Configuring Python StatsD Client

Table of Contents

    Building and deploying highly scalable, distributed applications in the ever-changing landscape of software development is only half the journey. The other half is monitoring your application states and instances while recording accurate metrics. 

     

    There are moments when you wish to check how many resources are being consumed, how many files are under access by the specialized process, etc. These metrics provide valuable insights into our tech stack execution and management. This gives us leverage to understand the ultimate performance of what we have designed and eventually helps us optimize.

     

    A vast majority of tools are already out there to get the job done, but today we will be talking about the specifics of StatsD. We will learn how to deploy your own Python StatsD client, how to employ it for monitoring your Python applications, and then eventually store the recorded metrics in a database. Afterward, if you want to see your StatsD metrics displayed on Grafana Dashboards, powered by Graphite, sign up for our free trial. But first, let’s get started with StatsD!

     

    Key Takeaways

    1. Metrics provide valuable insights into the execution and management of your tech stack, helping you optimize your applications.
    2. StatsD is a node.js project that collects and listens to system performance metrics, offering easy integration with tools like Grafana, Graphite, and InfluxDB.
    3. StatsD operates on a push model, where the application sends metrics to the monitoring system as they come, as opposed to the pull model where the monitoring system scrapes data from the app's HTTP endpoint.
    4. StatsD metrics can be sent to Graphite for storage and visualization. Graphite is a monitoring tool that stores numeric time-series data and renders graphs on demand.
    5. The StatsD Python client also comes with an API that can be triggered through HTTP requests for integration.

     

     

    What is StatsD?

    StatsD is a node.js project that collects and listens to statistics and system performance metrics. These statistics are in turn sent over the network allowing us to collect varying kinds of metric data. A major advantage of using StatsD is the easy integration it offers with other tools like Grafana, Graphite, InfluxDB, etc.

     

    Pros of StatsD

    1. Superior start-up time 
    2. Processing of percentiles is done by the server, giving us aggregated views of multiple instances at a time (for the same service). 
    3. It gives comparatively lower overhead on the client side.
    4. Employs UDP for transmitting all data preventing connectivity issues.
    5. Simple, effective, and easy to implement when building short-lived apps.
    6. Less memory utilization since metrics are only pushed to the server as they come.

     

    But… what do you mean metrics are ‘pushed’ as they come?

     

    Primarily, metric reporting has two execution models. In the pull model, the monitoring system "scrapes" your app at the given HTTP endpoint. In the push model, which is used by StatsD, the application sends the metrics to the monitoring system as they come.

     

    Prerequisites & Installation

    1. First up, we need Python 3.6 or above and pip installed in the system.

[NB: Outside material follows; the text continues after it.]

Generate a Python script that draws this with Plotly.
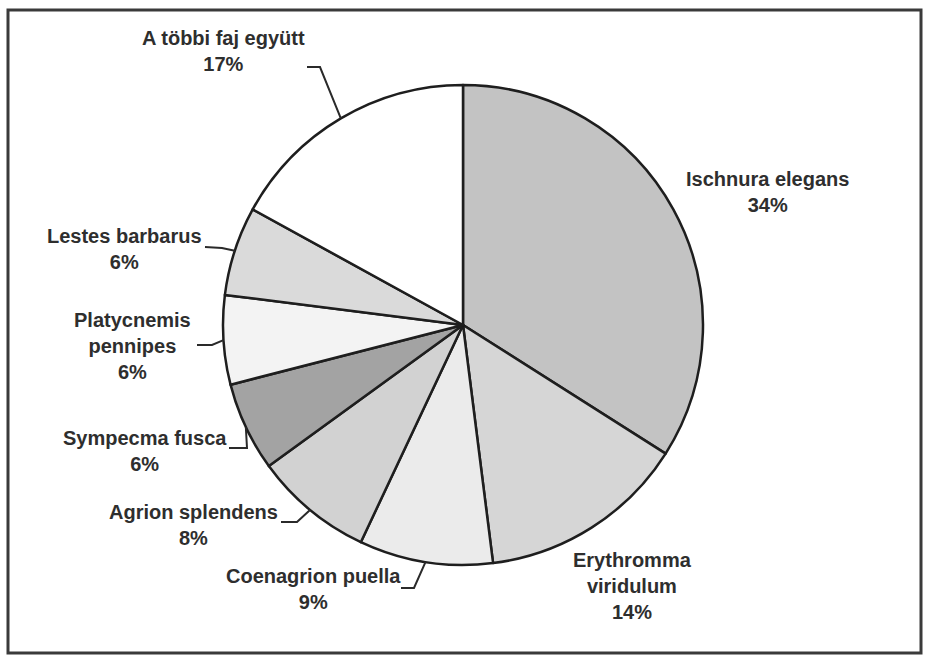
import math
import plotly.graph_objects as go

# ---- data ----
species = ["Ischnura elegans", "Erythromma viridulum", "Coenagrion puella",
           "Agrion splendens", "Sympecma fusca", "Platycnemis pennipes",
           "Lestes barbarus", "A többi faj együtt"]
display_names = ["Ischnura elegans", "Erythromma<br>viridulum", "Coenagrion puella",
                 "Agrion splendens", "Sympecma fusca", "Platycnemis<br>pennipes",
                 "Lestes barbarus", "A többi faj együtt"]
percent = [34, 14, 9, 8, 6, 6, 6, 17]

# ---- styling / layout constants ----
W, H = 935, 657
CX, CY, R = 463, 325, 240
colors = ["#c3c3c3", "#d6d6d6", "#ebebeb", "#d2d2d2", "#a3a3a3", "#f3f3f3", "#dadada", "#ffffff"]
# label centre (px) of first text line
label_pos = [(767, 178), (632, 559), (313, 575), (193, 511), (145, 437),
             (132, 320), (124, 236), (223, 38)]
# leader line: start point and elbow point (px); None = no leader
leaders = [None, None,
           ((401, 588), (414, 588)),
           ((281, 522), (297, 522)),
           ((229, 448), (247, 448)),
           ((197, 345), (212, 345)),
           ((205, 247), (222, 248)),
           ((307, 67), (320, 67))]
LINE_H = 12.5


def px(x):
    return x / W


def py(y):
    return 1 - y / H


fig = go.Figure(go.Pie(
    labels=species, values=percent, sort=False, direction="clockwise", rotation=0,
    marker=dict(colors=colors, line=dict(color="#1e1e1e", width=2.5)),
    textinfo="none", showlegend=False,
    domain=dict(x=[px(CX - R), px(CX + R)], y=[py(CY + R), py(CY - R)]),
))

total = sum(percent)
cum = 0
shapes = []
annotations = []
for i, v in enumerate(percent):
    mid = (cum + v / 2) / total * 2 * math.pi
    cum += v
    ex, ey = CX + R * math.sin(mid), CY - R * math.cos(mid)
    lx, ly = label_pos[i]
    annotations.append(dict(
        x=px(lx), y=py(ly - LINE_H), xref="paper", yref="paper",
        xanchor="center", yanchor="top",
        text=f"<b>{display_names[i]}<br>{v}%</b>", showarrow=False, align="center",
        font=dict(family="Liberation Sans, Arial, sans-serif", size=20, color="#2e2e2e"),
    ))
    if leaders[i] is not None:
        (sx, sy), (bx, by) = leaders[i]
        shapes.append(dict(
            type="path", xref="paper", yref="paper",
            path=f"M {px(sx)} {py(sy)} L {px(bx)} {py(by)} L {px(ex)} {py(ey)}",
            line=dict(color="#2a2a2a", width=2),
        ))

shapes.append(dict(type="rect", xref="paper", yref="paper",
                   x0=px(8), x1=px(921), y0=py(653), y1=py(10),
                   line=dict(color="#3a3a3a", width=3)))

fig.update_layout(
    width=W, height=H, margin=dict(l=0, r=0, t=0, b=0),
    paper_bgcolor="white", plot_bgcolor="white",
    shapes=shapes, annotations=annotations,
)
fig.write_html("out.html")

    You can verify your Python installation by running the following commands in your Linux, Windows, or macOS system.

    $ python --version

       

    If not installed, check out these installation instructions for your system.

    2.  You will need StatsD, Flask, and Flask-StatsD, to collect Flask-related metrics automatically.  Along with that, we would need virtualenv - a tool to create isolated Python environments and SQLALCHEMY, a sample database.

    pip install StatsD, flask, Flask-StatsD, virtualenv, Flask-SQLAlchemy

       

    Pip will automatically install the latest versions of these packages.

     

    Let’s have some fun by using the StatsD package

    We will start by implementing a Basic Timer: 

      

    import statsd
    timer = statsd.Timer('Statsd_Tutorial_Application')
    timer.start()
    # we can do just about anything over here
    timer.stop('TutorialTimer')

     

    Similarly, for a Basic Counter:

     

    import statsd
    counter = statsd.Counter('Statsd_Tutorial_Application')
    # again do anything random over here
    counter += 1

    Monitoring with Flask

    For this tutorial, we’ll design a basic to-do list application on Flask and record the operational metrics.

    The complete tutorial repo can be forked from GitHub.

    Step 1: Import dependencies - Lines 5-12:

     

    from flask import Flask, request
    from flask import render_template
    from flask import redirect
    from flask_sqlalchemy import SQLAlchemy
    import time
    import statsd

     

    Step 2: Start Flask App, StatsD Client, and DB - lines 14-23:

     

    c = statsd.StatsClient('localhost',8125)
    app = Flask(__name__)
    app.config['SQLALCHEMY_DATABASE_URI'] = 'sqlite:///test.db'
    app.config['SQLALCHEMY_TRACK_MODIFICATIONS'] = True
    db = SQLAlchemy(app)

     

    Create a task class and define it in the DB model - lines 26 - 35:

     

    class Task(db.Model):
        id = db.Column(db.Integer, primary_key=True)
        content = db.Column(db.Text)
        done = db.Column(db.Boolean, default=False)
    
        def __init__(self, content):
            self.content = content
            self.done = False
    
    db.create_all()

     

    1. Create a variable ID for the DB column that holds integers as our primary key.
    2. Create a content column for text.
    3. Create a done column for a boolean value defaulting to false to signal whether the task is completed/resolved or not. 
    4. Initiate the content and do columns.
    5. Return our database in printable form. 
    6. Initiate our new DB by creating it.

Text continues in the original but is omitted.